- [GOAL OF THE EXERCISE] Type out every line below exactly as it reads.
··· GIVEN MATERIAL
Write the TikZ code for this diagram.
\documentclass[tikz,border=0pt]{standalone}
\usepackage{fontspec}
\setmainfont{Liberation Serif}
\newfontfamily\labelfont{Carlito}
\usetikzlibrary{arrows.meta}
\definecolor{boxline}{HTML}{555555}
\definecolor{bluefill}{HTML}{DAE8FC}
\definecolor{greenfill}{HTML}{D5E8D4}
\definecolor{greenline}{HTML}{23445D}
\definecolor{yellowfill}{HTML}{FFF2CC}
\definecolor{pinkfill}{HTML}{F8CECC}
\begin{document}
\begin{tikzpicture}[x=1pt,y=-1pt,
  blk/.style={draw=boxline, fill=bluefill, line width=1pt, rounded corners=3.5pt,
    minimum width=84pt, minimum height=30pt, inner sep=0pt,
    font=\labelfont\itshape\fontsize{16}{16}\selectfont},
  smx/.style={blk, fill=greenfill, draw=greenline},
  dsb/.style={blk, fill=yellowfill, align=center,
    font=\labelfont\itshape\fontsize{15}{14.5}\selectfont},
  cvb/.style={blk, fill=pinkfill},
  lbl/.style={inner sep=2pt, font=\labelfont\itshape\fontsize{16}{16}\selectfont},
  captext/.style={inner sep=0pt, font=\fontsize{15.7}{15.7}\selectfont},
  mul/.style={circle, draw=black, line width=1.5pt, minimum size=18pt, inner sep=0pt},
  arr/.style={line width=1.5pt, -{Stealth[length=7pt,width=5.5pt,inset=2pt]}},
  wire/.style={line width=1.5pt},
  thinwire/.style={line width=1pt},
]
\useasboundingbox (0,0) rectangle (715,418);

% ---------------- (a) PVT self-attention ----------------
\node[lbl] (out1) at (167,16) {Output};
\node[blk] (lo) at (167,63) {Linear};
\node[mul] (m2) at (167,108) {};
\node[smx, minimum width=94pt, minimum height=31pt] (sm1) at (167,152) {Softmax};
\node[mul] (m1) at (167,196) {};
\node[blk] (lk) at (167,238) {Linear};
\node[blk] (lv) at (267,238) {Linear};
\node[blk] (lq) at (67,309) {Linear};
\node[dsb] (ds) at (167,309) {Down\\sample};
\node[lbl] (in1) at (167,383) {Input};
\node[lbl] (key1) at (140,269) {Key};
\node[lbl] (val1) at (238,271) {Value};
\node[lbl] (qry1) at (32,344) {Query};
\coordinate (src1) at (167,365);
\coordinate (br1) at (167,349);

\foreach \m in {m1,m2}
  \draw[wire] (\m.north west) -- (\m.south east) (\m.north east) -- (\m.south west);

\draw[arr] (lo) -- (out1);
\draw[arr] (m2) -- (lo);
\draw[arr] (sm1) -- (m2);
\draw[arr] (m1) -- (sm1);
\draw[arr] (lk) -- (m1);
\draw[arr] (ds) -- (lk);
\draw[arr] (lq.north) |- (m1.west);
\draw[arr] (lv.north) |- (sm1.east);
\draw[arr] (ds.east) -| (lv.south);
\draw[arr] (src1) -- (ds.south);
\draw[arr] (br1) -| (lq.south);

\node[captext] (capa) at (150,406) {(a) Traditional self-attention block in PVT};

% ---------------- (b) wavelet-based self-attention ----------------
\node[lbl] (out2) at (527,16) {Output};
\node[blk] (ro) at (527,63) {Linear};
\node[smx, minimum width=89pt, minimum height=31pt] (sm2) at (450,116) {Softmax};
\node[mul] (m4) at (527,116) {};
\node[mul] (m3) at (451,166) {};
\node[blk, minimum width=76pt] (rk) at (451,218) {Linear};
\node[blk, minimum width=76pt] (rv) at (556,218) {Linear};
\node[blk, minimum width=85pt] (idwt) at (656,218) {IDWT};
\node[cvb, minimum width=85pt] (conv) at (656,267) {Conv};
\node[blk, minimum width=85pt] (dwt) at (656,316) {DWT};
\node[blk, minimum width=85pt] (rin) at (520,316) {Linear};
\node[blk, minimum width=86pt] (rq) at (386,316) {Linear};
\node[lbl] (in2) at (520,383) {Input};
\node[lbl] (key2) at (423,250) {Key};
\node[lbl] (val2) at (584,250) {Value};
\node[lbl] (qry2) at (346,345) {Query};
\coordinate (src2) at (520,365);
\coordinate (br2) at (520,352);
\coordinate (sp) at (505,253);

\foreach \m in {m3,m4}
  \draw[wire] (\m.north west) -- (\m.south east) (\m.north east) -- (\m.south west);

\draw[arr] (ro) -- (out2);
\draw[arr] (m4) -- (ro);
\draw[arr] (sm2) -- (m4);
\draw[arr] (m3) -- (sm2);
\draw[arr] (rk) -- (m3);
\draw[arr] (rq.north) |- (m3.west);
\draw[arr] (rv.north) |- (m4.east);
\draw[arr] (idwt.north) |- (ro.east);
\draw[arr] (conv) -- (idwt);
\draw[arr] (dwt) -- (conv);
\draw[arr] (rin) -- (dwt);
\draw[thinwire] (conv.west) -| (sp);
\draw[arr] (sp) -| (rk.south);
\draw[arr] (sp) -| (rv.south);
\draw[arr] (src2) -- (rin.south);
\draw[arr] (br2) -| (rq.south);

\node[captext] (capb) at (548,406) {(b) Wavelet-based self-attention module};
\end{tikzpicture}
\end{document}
······
- [REPLY TO THE TASK]
Write the TikZ code for this diagram.
\documentclass[tikz,border=0pt]{standalone}
\usepackage{fontspec}
\setmainfont{Liberation Serif}
\newfontfamily\labelfont{Carlito}
\usetikzlibrary{arrows.meta}
\definecolor{boxline}{HTML}{555555}
\definecolor{bluefill}{HTML}{DAE8FC}
\definecolor{greenfill}{HTML}{D5E8D4}
\definecolor{greenline}{HTML}{23445D}
\definecolor{yellowfill}{HTML}{FFF2CC}
\definecolor{pinkfill}{HTML}{F8CECC}
\begin{document}
\begin{tikzpicture}[x=1pt,y=-1pt,
  blk/.style={draw=boxline, fill=bluefill, line width=1pt, rounded corners=3.5pt,
    minimum width=84pt, minimum height=30pt, inner sep=0pt,
    font=\labelfont\itshape\fontsize{16}{16}\selectfont},
  smx/.style={blk, fill=greenfill, draw=greenline},
  dsb/.style={blk, fill=yellowfill, align=center,
    font=\labelfont\itshape\fontsize{15}{14.5}\selectfont},
  cvb/.style={blk, fill=pinkfill},
  lbl/.style={inner sep=2pt, font=\labelfont\itshape\fontsize{16}{16}\selectfont},
  captext/.style={inner sep=0pt, font=\fontsize{15.7}{15.7}\selectfont},
  mul/.style={circle, draw=black, line width=1.5pt, minimum size=18pt, inner sep=0pt},
  arr/.style={line width=1.5pt, -{Stealth[length=7pt,width=5.5pt,inset=2pt]}},
  wire/.style={line width=1.5pt},
  thinwire/.style={line width=1pt},
]
\useasboundingbox (0,0) rectangle (715,418);

% ---------------- (a) PVT self-attention ----------------
\node[lbl] (out1) at (167,16) {Output};
\node[blk] (lo) at (167,63) {Linear};
\node[mul] (m2) at (167,108) {};
\node[smx, minimum width=94pt, minimum height=31pt] (sm1) at (167,152) {Softmax};
\node[mul] (m1) at (167,196) {};
\node[blk] (lk) at (167,238) {Linear};
\node[blk] (lv) at (267,238) {Linear};
\node[blk] (lq) at (67,309) {Linear};
\node[dsb] (ds) at (167,309) {Down\\sample};
\node[lbl] (in1) at (167,383) {Input};
\node[lbl] (key1) at (140,269) {Key};
\node[lbl] (val1) at (238,271) {Value};
\node[lbl] (qry1) at (32,344) {Query};
\coordinate (src1) at (167,365);
\coordinate (br1) at (167,349);

\foreach \m in {m1,m2}
  \draw[wire] (\m.north west) -- (\m.south east) (\m.north east) -- (\m.south west);

\draw[arr] (lo) -- (out1);
\draw[arr] (m2) -- (lo);
\draw[arr] (sm1) -- (m2);
\draw[arr] (m1) -- (sm1);
\draw[arr] (lk) -- (m1);
\draw[arr] (ds) -- (lk);
\draw[arr] (lq.north) |- (m1.west);
\draw[arr] (lv.north) |- (sm1.east);
\draw[arr] (ds.east) -| (lv.south);
\draw[arr] (src1) -- (ds.south);
\draw[arr] (br1) -| (lq.south);

\node[captext] (capa) at (150,406) {(a) Traditional self-attention block in PVT};

% ---------------- (b) wavelet-based self-attention ----------------
\node[lbl] (out2) at (527,16) {Output};
\node[blk] (ro) at (527,63) {Linear};
\node[smx, minimum width=89pt, minimum height=31pt] (sm2) at (450,116) {Softmax};
\node[mul] (m4) at (527,116) {};
\node[mul] (m3) at (451,166) {};
\node[blk, minimum width=76pt] (rk) at (451,218) {Linear};
\node[blk, minimum width=76pt] (rv) at (556,218) {Linear};
\node[blk, minimum width=85pt] (idwt) at (656,218) {IDWT};
\node[cvb, minimum width=85pt] (conv) at (656,267) {Conv};
\node[blk, minimum width=85pt] (dwt) at (656,316) {DWT};
\node[blk, minimum width=85pt] (rin) at (520,316) {Linear};
\node[blk, minimum width=86pt] (rq) at (386,316) {Linear};
\node[lbl] (in2) at (520,383) {Input};
\node[lbl] (key2) at (423,250) {Key};
\node[lbl] (val2) at (584,250) {Value};
\node[lbl] (qry2) at (346,345) {Query};
\coordinate (src2) at (520,365);
\coordinate (br2) at (520,352);
\coordinate (sp) at (505,253);

\foreach \m in {m3,m4}
  \draw[wire] (\m.north west) -- (\m.south east) (\m.north east) -- (\m.south west);

\draw[arr] (ro) -- (out2);
\draw[arr] (m4) -- (ro);
\draw[arr] (sm2) -- (m4);
\draw[arr] (m3) -- (sm2);
\draw[arr] (rk) -- (m3);
\draw[arr] (rq.north) |- (m3.west);
\draw[arr] (rv.north) |- (m4.east);
\draw[arr] (idwt.north) |- (ro.east);
\draw[arr] (conv) -- (idwt);
\draw[arr] (dwt) -- (conv);
\draw[arr] (rin) -- (dwt);
\draw[thinwire] (conv.west) -| (sp);
\draw[arr] (sp) -| (rk.south);
\draw[arr] (sp) -| (rv.south);
\draw[arr] (src2) -- (rin.south);
\draw[arr] (br2) -| (rq.south);

\node[captext] (capb) at (548,406) {(b) Wavelet-based self-attention module};
\end{tikzpicture}
\end{document}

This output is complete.